Shark scientists
Photo by iStock July 28, 2025
UD study uses sharks as mobile researchers to take measurements throughout the ocean
The scientific community has gotten very good at predicting where storms will hit, but it is more difficult to predict storm intensity. That’s why researchers at the University of Delaware are looking to marine life to see if any creatures in the ocean can lend a hand — or a fin.
While scientists in the Arctic have used seals and other mammals as data collectors, applying conductivity, temperature and depth (CTD) tags to the creatures to get valuable oceanographic data over a vast area of the sea as the animals dive, for researchers in the mid-latitudes, there aren’t many seals or aquatic air-breathing animals around to work with.
Instead, UD faculty and students have to get creative with what is available: sharks.
This summer, Matt Oliver, the Patricia and Charles Robertson Distinguished Professor of Marine Science and Policy; Aaron Carlisle, associate professor in the School of Marine Science and Policy (SMSP); and Caroline Wiernicki, a doctoral candidate in marine science, have been working on applying the tags to sharks to see if they can gather any information from the creatures.
The main purpose is to help researchers at both UD and the Mid-Atlantic Regional Association Coastal Ocean Observing System (MARACOOS) better predict the intensity of hurricanes during hurricane season.
Oliver said getting the shark tags to transmit the data back to the team at UD is an incredible accomplishment in and of itself.
“Honestly, the challenge in all of this is getting a tag to report back to you,” Oliver said. “The tag has to get high enough out of the water to transmit, and you have so much variability in animal behavior. Right now, we only have one profile, but the fact that we actually got it to work is a big deal. If we can make this happen on a consistent basis, we can get a lot of high-quality oceanographic data in order to say something quantitatively about the ocean.”
Wiernicki said the idea is to have the sharks go out on their own to collect scientific data.

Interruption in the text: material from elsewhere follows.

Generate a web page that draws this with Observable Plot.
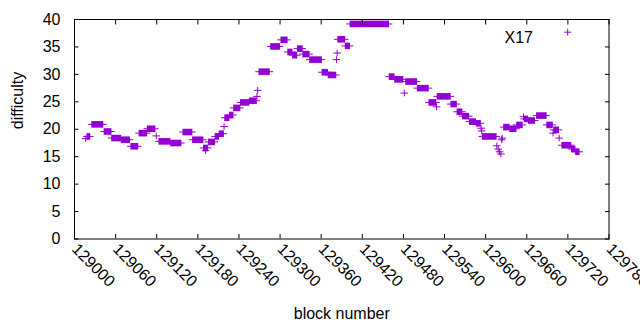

“We send the sharks out with a tag and they can collect the data for us and help augment the resources that we have,” Wiernicki said. “Ultimately, the sharks that carry this tag will act as oceanographers and ocean observing platforms to collect high quality oceanographic data and send it back to us in real time.”
Currently, to help with hurricane intensity predictions, researchers in the area use robotic gliders, yellow submarine-like vessels, to report back CTD results.
The National Oceanic and Atmospheric Administration (NOAA) has partnered with Mid-Atlantic universities to set out a glider picket line during hurricane season to help collect the data that helps with hurricane predictions.
Every summer, these universities partner together and deploy gliders out on the continental shelf to collect CTD data, which provides vertical profiles of the ocean that tell researchers what the water column looks like as hurricane season approaches.
While the gliders are effective, they are also slow moving, restricted to a certain area of the ocean, and expensive to deploy and maintain.
The research team at UD believes that the sharks will be able to gather more data over a wider range.
“The sharks and the tags are significantly cheaper, faster and have more variability in their movement behaviors,” Wiernicki said. “The idea is that these sharks can go out and help collect more data, more efficiently and then send it back for you rather than deploying the glider picket line.”
As the water in the Mid-Atlantic portion of the Atlantic Ocean is seasonally stratified — with cold water moving to the bottom and forming what are known as “cold pools” and warmer water moving to the top of the water column in the spring and early summer — it is an ideal test bed for hurricane intensity predictions. By late July to early August, the water has a strong divide of hot water on top with the cold pool lingering on the bottom.
In theory, the CTD measurements from the sharks will help scientists to better monitor these stratified conditions in the water.
“For hurricanes, warm water is the gas, and cold water is brakes,” Wiernicki said. “Depending on where that cold pool is relative to the shore, that will impact how strong a hurricane is when it makes landfall or as it approaches our coast.”
As of July 21, the researchers have successfully deployed two tags: one on a young white shark and one on a shortfin mako shark. The tags were produced by a group at St. Andrews University in Scotland.
The white shark has been pinging the research team ever since he was tagged in May. He was recently tracked off Martha's Vineyard and has been surfacing every day — showing up in areas like Cape Cod and Long Island.
The shortfin mako shark swam south toward North Carolina before heading back north. However, he hasn’t been heard from as frequently as the white shark, which the researchers say points to the fact that using these animals as platforms involves a lot of individual variation in behavior. And as this is a relatively new field of research, they accept the fact that they can't simply tell the sharks where to go.
“Animals as ocean observers is an emerging branch of oceanography,” Oliver said. “Instead of tagging the animals to just figure out where the animals go, it's using the animals to tell you something about the ocean. Even though we're going to get fewer profiles from these sharks, the profiles are going to be spread out in space and time. We’re excited about these tags, and we’re excited about what the sharks can tell us about the ocean.”